Monday, August 09, 2010

NHL Arbitration Nixes Kovalchuk's Suspect 17-Year Deal

Arbitrator Richard Bloch has sided with the NHL and rejected a suspicious 17-year contract between Ilya Kovalchuk and the New Jersey Devils.

The full text of Richard. Bloch's NHL - Kovalchuk arbritration opinion and award is here.

The Toronto Star's Damien Cox reports:
Talking to people throughout the hockey industry this morning, it was clear most expected that while Ilya Kovalchuk's 17-year contract with the New Jersey Devils was a rather obvious - blatant? - attempt to circumvent the NHL's salary cap system, a number of similar contracts allowed in recent years by the NHL was going to make it difficult for arbitrator Richard Bloch to side with the league in its rejection of Kovalchuk's deal.

But Bloch did just that, saying the Kovalchuk contract "has the effect of defeating" the NHL's cap system.

...
"In this case, the record strongly supports the claim this contract is “intended to, or has the effect” of defeating or circumventing the Salary Cap provisions of the CBA," wrote Bloch in his decision. 
"The overall structure of this (contract) reflects not so much the hope that Mr.

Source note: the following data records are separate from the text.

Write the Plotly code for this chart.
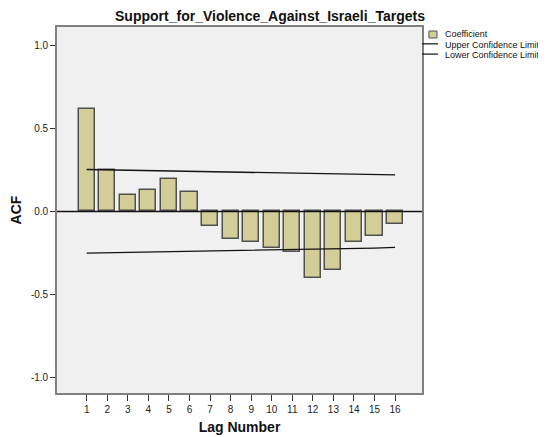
import plotly.graph_objects as go

lags = list(range(1, 17))
coefficient = [0.62, 0.25, 0.10, 0.13, 0.197, 0.12, -0.09, -0.165, -0.185, -0.221,
               -0.241, -0.40, -0.35, -0.181, -0.147, -0.074]
upper_limit = [0.253, 0.251, 0.249, 0.247, 0.245, 0.243, 0.241, 0.239, 0.237, 0.235,
               0.233, 0.231, 0.229, 0.226, 0.223, 0.220]
lower_limit = [-0.251, -0.249, -0.247, -0.245, -0.243, -0.241, -0.239, -0.237, -0.235,
               -0.233, -0.231, -0.229, -0.227, -0.224, -0.220, -0.216]
y_ticks = [-1.0, -0.5, 0.0, 0.5, 1.0]
y_tick_labels = ["-1.0", "-0.5", "0.0", "0.5", "1.0"]

bar_fill = "#d3ce97"
bar_edge = "#505050"
font = "Liberation Sans, Arial, sans-serif"

# the page body has an 8px default margin, so the figure is 8px smaller
W, H = 538, 429

fig = go.Figure()
fig.add_trace(go.Bar(x=lags, y=coefficient, width=0.78, name="Coefficient",
                     marker=dict(color=bar_fill, line=dict(color=bar_edge, width=1.5)),
                     showlegend=False))
fig.add_trace(go.Scatter(x=lags, y=upper_limit, mode="lines", name="Upper Confidence Limit",
                         line=dict(color="#111111", width=1.3), showlegend=False))
fig.add_trace(go.Scatter(x=lags, y=lower_limit, mode="lines", name="Lower Confidence Limit",
                         line=dict(color="#111111", width=1.3), showlegend=False))

# zero reference line across the whole plot
fig.add_shape(type="line", xref="x domain", yref="y", x0=0, x1=1, y0=0, y1=0,
              line=dict(color="#111111", width=1.3), layer="above")

# manual legend (SPSS style)
fig.add_shape(type="rect", xref="paper", yref="paper", x0=1.019, x1=1.041, y0=0.970, y1=0.989,
              line=dict(color=bar_edge, width=1), fillcolor=bar_fill)
fig.add_shape(type="line", xref="paper", yref="paper", x0=1.0, x1=1.044, y0=0.954, y1=0.954,
              line=dict(color="#111111", width=1.2))
fig.add_shape(type="line", xref="paper", yref="paper", x0=1.0, x1=1.044, y0=0.926, y1=0.926,
              line=dict(color="#111111", width=1.2))
for txt, yy in [("Coefficient", 0.980), ("Upper Confidence Limit", 0.951),
                ("Lower Confidence Limit", 0.923)]:
    fig.add_annotation(text=txt, xref="paper", yref="paper", x=1.058, y=yy,
                       xanchor="left", yanchor="middle", showarrow=False,
                       font=dict(family=font, size=9, color="#111111"))

fig.update_layout(
    width=W, height=H,
    margin=dict(l=49, r=124, t=19, b=44, autoexpand=False),
    paper_bgcolor="white", plot_bgcolor="#f0f0f0",
    font=dict(family=font, size=10, color="#222222"),
    title=dict(text="<b>Support_for_Violence_Against_Israeli_Targets</b>",
               x=0.487, xanchor="center", y=0.982, yanchor="middle",
               xref="container", yref="container", automargin=False,
               font=dict(family=font, size=14, color="#111111")),
    bargap=0,
)
fig.update_xaxes(range=[-0.445, 17.31], tickmode="array", tickvals=lags,
                 ticktext=[str(v) for v in lags], automargin=False,
                 ticks="outside", ticklen=6, tickcolor="#333333", tickwidth=1.3,
                 showline=True, linecolor="#808080", linewidth=1.6, mirror=True,
                 showgrid=False, zeroline=False,
                 title=dict(text="<b>Lag Number</b>", standoff=8,
                            font=dict(family=font, size=14, color="#111111")))
fig.update_yaxes(range=[-1.093, 1.111], tickmode="array", tickvals=y_ticks,
                 ticktext=y_tick_labels, automargin=False,
                 ticks="outside", ticklen=5, tickcolor="#333333", tickwidth=1.3,
                 showline=True, linecolor="#808080", linewidth=1.6, mirror=True,
                 showgrid=False, zeroline=False,
                 title=dict(text="<b>ACF</b>", standoff=6,
                            font=dict(family=font, size=14, color="#111111")))

fig.write_html("out.html")
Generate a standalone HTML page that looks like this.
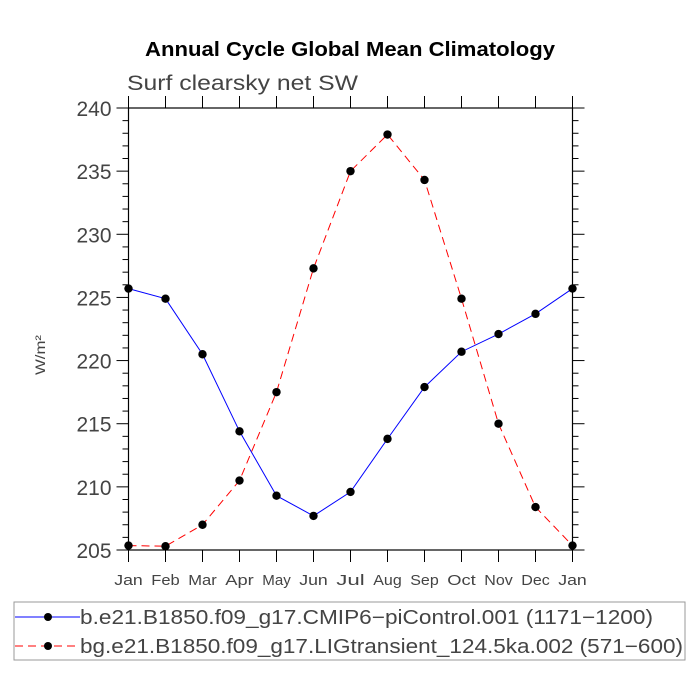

Kovalchuk will be playing in those advanced years, but rather the expectation that he will not. This is a long contract --17 years -- the longest in NHL history. That, in itself, poses no contractual problem. . . . .  But Kovalchuk is 27 years old, and the agreement contemplates his playing until just short of his 44th birthday. That is not impossible, but it is, at the least, markedly rare. Currently, only one player in the League has played past 43 and, over the past 20 years only 6 of some 3400 players have played to 42."
Call it a small victory for common sense in professional sports jurisprudence.